● **Recorded data**:
-=-=-
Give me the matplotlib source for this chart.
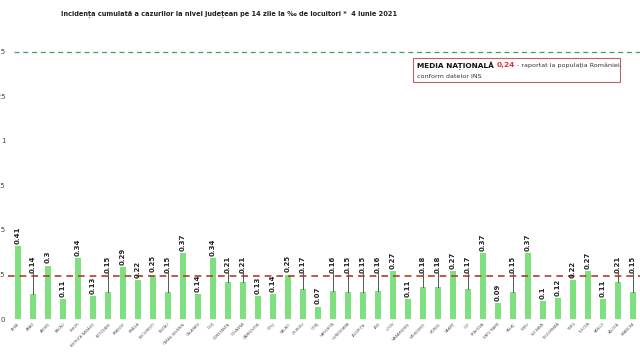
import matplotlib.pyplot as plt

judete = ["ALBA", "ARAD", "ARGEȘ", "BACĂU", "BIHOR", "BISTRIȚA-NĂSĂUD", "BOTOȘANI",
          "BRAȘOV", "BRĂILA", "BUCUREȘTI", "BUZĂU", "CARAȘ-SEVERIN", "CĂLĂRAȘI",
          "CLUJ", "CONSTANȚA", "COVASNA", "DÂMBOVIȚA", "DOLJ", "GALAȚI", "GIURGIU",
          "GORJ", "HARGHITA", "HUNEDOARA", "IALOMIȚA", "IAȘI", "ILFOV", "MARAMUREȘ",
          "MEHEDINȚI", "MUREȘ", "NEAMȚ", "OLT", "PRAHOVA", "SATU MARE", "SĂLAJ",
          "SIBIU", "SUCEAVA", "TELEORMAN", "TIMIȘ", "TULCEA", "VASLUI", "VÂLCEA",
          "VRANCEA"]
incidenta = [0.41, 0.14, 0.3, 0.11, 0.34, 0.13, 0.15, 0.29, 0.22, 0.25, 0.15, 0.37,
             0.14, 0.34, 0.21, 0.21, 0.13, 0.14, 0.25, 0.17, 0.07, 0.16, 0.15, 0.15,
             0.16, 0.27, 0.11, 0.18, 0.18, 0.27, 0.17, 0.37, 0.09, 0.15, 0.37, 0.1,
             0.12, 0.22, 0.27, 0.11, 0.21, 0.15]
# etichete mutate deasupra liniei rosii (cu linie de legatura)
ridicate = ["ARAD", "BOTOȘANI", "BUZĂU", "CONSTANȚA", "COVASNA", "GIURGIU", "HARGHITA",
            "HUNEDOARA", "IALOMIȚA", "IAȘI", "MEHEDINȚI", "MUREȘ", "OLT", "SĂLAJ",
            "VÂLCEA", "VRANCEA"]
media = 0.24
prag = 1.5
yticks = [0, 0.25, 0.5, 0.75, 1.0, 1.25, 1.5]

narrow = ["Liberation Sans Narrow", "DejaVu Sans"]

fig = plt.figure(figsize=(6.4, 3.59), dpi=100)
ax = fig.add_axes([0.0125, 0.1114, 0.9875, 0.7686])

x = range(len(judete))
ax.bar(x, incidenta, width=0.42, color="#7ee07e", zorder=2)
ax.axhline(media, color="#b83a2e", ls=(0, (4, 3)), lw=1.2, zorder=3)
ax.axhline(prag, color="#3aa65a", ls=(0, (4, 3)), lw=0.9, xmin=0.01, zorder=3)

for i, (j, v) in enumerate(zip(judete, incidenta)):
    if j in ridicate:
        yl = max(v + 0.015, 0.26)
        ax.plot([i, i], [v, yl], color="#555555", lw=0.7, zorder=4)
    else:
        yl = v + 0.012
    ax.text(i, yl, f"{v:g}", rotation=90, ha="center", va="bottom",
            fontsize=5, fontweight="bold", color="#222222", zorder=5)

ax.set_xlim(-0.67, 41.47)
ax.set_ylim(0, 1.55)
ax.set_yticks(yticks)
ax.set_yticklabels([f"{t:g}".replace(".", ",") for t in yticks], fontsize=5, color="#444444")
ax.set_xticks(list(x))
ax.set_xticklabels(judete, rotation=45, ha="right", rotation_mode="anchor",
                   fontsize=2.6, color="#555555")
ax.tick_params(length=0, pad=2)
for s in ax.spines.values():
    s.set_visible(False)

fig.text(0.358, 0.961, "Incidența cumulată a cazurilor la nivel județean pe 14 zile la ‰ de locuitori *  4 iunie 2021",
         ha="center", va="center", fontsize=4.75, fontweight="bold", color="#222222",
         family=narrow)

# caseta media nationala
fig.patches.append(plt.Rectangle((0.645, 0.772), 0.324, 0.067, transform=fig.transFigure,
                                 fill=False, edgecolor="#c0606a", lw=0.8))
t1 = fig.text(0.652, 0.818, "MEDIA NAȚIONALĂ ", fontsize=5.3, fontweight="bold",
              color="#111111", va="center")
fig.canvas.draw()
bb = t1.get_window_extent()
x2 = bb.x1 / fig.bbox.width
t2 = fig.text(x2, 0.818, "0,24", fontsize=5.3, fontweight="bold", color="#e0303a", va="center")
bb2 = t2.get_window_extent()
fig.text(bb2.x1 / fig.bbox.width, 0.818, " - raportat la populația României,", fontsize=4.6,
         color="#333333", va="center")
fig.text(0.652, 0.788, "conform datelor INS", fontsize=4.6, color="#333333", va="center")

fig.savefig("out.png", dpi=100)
-=-=-
● **To do**:
Give again, word for word, every line from the top of the data through the line with "ax = fig.add_axes([0.0125, 0.1114, 0.9875, 0.7686])", both ends included, and exclude the pictures.

● **The solution**:
Give me the matplotlib source for this chart.
import matplotlib.pyplot as plt

judete = ["ALBA", "ARAD", "ARGEȘ", "BACĂU", "BIHOR", "BISTRIȚA-NĂSĂUD", "BOTOȘANI",
          "BRAȘOV", "BRĂILA", "BUCUREȘTI", "BUZĂU", "CARAȘ-SEVERIN", "CĂLĂRAȘI",
          "CLUJ", "CONSTANȚA", "COVASNA", "DÂMBOVIȚA", "DOLJ", "GALAȚI", "GIURGIU",
          "GORJ", "HARGHITA", "HUNEDOARA", "IALOMIȚA", "IAȘI", "ILFOV", "MARAMUREȘ",
          "MEHEDINȚI", "MUREȘ", "NEAMȚ", "OLT", "PRAHOVA", "SATU MARE", "SĂLAJ",
          "SIBIU", "SUCEAVA", "TELEORMAN", "TIMIȘ", "TULCEA", "VASLUI", "VÂLCEA",
          "VRANCEA"]
incidenta = [0.41, 0.14, 0.3, 0.11, 0.34, 0.13, 0.15, 0.29, 0.22, 0.25, 0.15, 0.37,
             0.14, 0.34, 0.21, 0.21, 0.13, 0.14, 0.25, 0.17, 0.07, 0.16, 0.15, 0.15,
             0.16, 0.27, 0.11, 0.18, 0.18, 0.27, 0.17, 0.37, 0.09, 0.15, 0.37, 0.1,
             0.12, 0.22, 0.27, 0.11, 0.21, 0.15]
# etichete mutate deasupra liniei rosii (cu linie de legatura)
ridicate = ["ARAD", "BOTOȘANI", "BUZĂU", "CONSTANȚA", "COVASNA", "GIURGIU", "HARGHITA",
            "HUNEDOARA", "IALOMIȚA", "IAȘI", "MEHEDINȚI", "MUREȘ", "OLT", "SĂLAJ",
            "VÂLCEA", "VRANCEA"]
media = 0.24
prag = 1.5
yticks = [0, 0.25, 0.5, 0.75, 1.0, 1.25, 1.5]

narrow = ["Liberation Sans Narrow", "DejaVu Sans"]

fig = plt.figure(figsize=(6.4, 3.59), dpi=100)
ax = fig.add_axes([0.0125, 0.1114, 0.9875, 0.7686])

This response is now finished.